Attorney for indicted judge says she’s not guilty, acted in good faith

SHARE Attorney for indicted judge says she’s not guilty, acted in good faith

Cook County Judge Jessica Arong O’Brien, at the Dirksen Federal Courthouse last year | Sun-Times file photo

The Cook County judge on trial this week for fraud may have made mistakes, her attorney said Tuesday.

But so did the government when it indicted her, he added.

“Mistakes are not fraud,” he said.

Ricardo Meza made his comments as the trial of Judge Jessica Arong O’Brien kicked off in earnest Tuesday morning with opening statements at the Dirksen Federal Courthouse. The feds said O’Brien pocketed $325,000 as she lied to lenders amid a $1.4 million scheme involving two South Side properties between 2004 and 2007.

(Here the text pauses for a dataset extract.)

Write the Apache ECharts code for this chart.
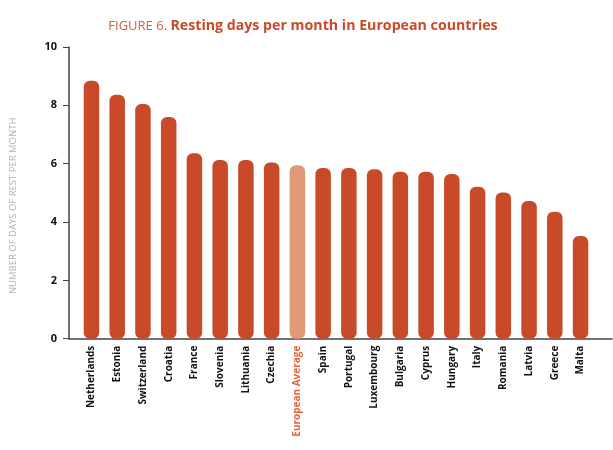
<!DOCTYPE html>
<html>
<head>
<meta charset="utf-8">
<script src="https://cdn.jsdelivr.net/npm/echarts@6/dist/echarts.min.js"></script>
<style>
    html, body { margin: 0; padding: 0; background: #fff; }
    #chart { width: 613px; height: 450px; }
</style>
</head>
<body>
<div id="chart"></div>
<script>
    // data
    var countries = ['Netherlands', 'Estonia', 'Switzerland', 'Croatia', 'France', 'Slovenia', 'Lithuania',
        'Czechia', 'European Average', 'Spain', 'Portugal', 'Luxembourg', 'Bulgaria', 'Cyprus', 'Hungary',
        'Italy', 'Romania', 'Latvia', 'Greece', 'Malta'];
    var restDays = [8.84, 8.36, 8.05, 7.6, 6.36, 6.13, 6.13, 6.04, 5.95, 5.85, 5.85, 5.81, 5.72, 5.72, 5.65,
        5.21, 5.01, 4.72, 4.35, 3.52];
    var yTicks = [0, 2, 4, 6, 8, 10];
    var highlight = 'European Average';

    var barColor = '#c84a28';
    var avgColor = '#df9a78';

    var myChart = echarts.init(document.getElementById('chart'));
    var option = {
        animation: false,
        textStyle: { fontFamily: 'Open Sans' },
        title: {
            text: '{a|FIGURE 6. }{b|Resting days per month in European countries}',
            left: 298,
            textAlign: 'center',
            top: 14,
            textStyle: {
                fontWeight: 'normal',
                rich: {
                    a: { fontSize: 13, fontWeight: 'normal', color: '#d4603a', fontFamily: 'Open Sans' },
                    b: { fontSize: 14.2, fontWeight: 'bold', color: barColor, fontFamily: 'Open Sans' }
                }
            }
        },
        grid: [
            { left: 78.6, right: 19.6, top: 47, bottom: 111.3 },
            { left: 65, right: 1, top: 47, bottom: 111.3 }
        ],
        xAxis: [
            {
                type: 'category',
                gridIndex: 0,
                data: countries,
                axisLine: { show: false },
                axisTick: { show: false },
                axisLabel: {
                    rotate: 90,
                    interval: 0,
                    margin: 7,
                    fontSize: 10,
                    fontWeight: 'bold',
                    color: function (v) { return v === highlight ? '#e0643e' : '#111'; }
                }
            },
            {
                type: 'value',
                gridIndex: 1,
                min: 0, max: 1,
                axisLine: { show: true, lineStyle: { color: '#444', width: 1.5 } },
                axisTick: { show: false },
                axisLabel: { show: false },
                splitLine: { show: false }
            }
        ],
        yAxis: [
            {
                type: 'value',
                gridIndex: 0,
                min: 0, max: 10,
                show: false
            },
            {
                type: 'value',
                gridIndex: 1,
                min: yTicks[0], max: yTicks[yTicks.length - 1], interval: 2,
                name: 'NUMBER OF DAYS OF REST PER MONTH',
                nameLocation: 'middle',
                nameGap: 51,
                nameRotate: 90,
                nameTextStyle: { color: '#b0b0b0', fontSize: 9.5, padding: [0, 26, 0, 0] },
                axisLine: { show: true, lineStyle: { color: '#444', width: 1.5 } },
                axisTick: { show: true, length: 6, lineStyle: { color: '#444' } },
                axisLabel: { color: '#111', fontWeight: 'bold', fontSize: 11, margin: 12 },
                splitLine: { show: false }
            }
        ],
        series: [
            {
                name: 'Resting days',
                type: 'bar',
                xAxisIndex: 0,
                yAxisIndex: 0,
                barWidth: 15.5,
                data: restDays.map(function (v, i) {
                    return {
                        value: v,
                        itemStyle: { color: countries[i] === highlight ? avgColor : barColor }
                    };
                }),
                itemStyle: { borderRadius: 6 }
            }
        ]
    };
    myChart.setOption(option);
</script>
</body>
</html>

“Ultimately, that is what this case is about,” Assistant U.S. Attorney Matthew Madden said. “The defendant’s lies.”

O’Brien would likely lose her seat on the bench — not to mention face serious prison time — if convicted at the end of what is expected to be a two-week trial. Neither attorney mentioned O’Brien’s job during opening statements, and none of the allegations relates to her office.

The feds have said they don’t plan to mention it, unless she testifies.

Still, jurors found U.S. District Judge Thomas Durkin’s courtroom suddenly packed with onlookers for what is expected to be a dry trial revolving around mundane paperwork produced by transactions that happened more than a decade ago.

Jurors got a glimpse of that paperwork during Madden’s opening statement. The prosecutor accused O’Brien of repeatedly lying as she bought, refinanced and sold properties in the 600 block of West 46th and 800 block of West 54th.

Madden said O’Brien overstated her income as she applied for loans and at one point failed to mention a $260,000 mortgage on her primary residence. Then, after selling the properties to a co-worker named Maria Bartko through a straw buyer, Madden said O’Brien made two undisclosed payments to Bartko totaling $73,000.

Bartko, who was a licensed loan originator, pleaded guilty to her role in the alleged scheme last month.

Meza said O’Brien is not guilty, and he wound up mocking the feds’ allegations. At one point, he waved copies of the detailed checks his client wrote to Bartko in the air, telling jurors that, “the only thing she left off there is ‘kickback check.’”

The defense attorney noted that simple credit reports would have caught many of the lies prosecutors accused O’Brien of telling. And even though Madden said O’Brien once claimed an $81,000 annual income in a year she wound up making $11,500, Meza said that was because she took unpaid maternity leave.

Finally, Meza insisted that even though the feds characterize O’Brien’s alleged crime as a $1.4 million scheme, he said that number comes from totaling up loans that O’Brien paid back.

“Whatever Jessica did, it was always done in good faith,” Meza said. “If she made a mistake, she’s no different than anyone else.”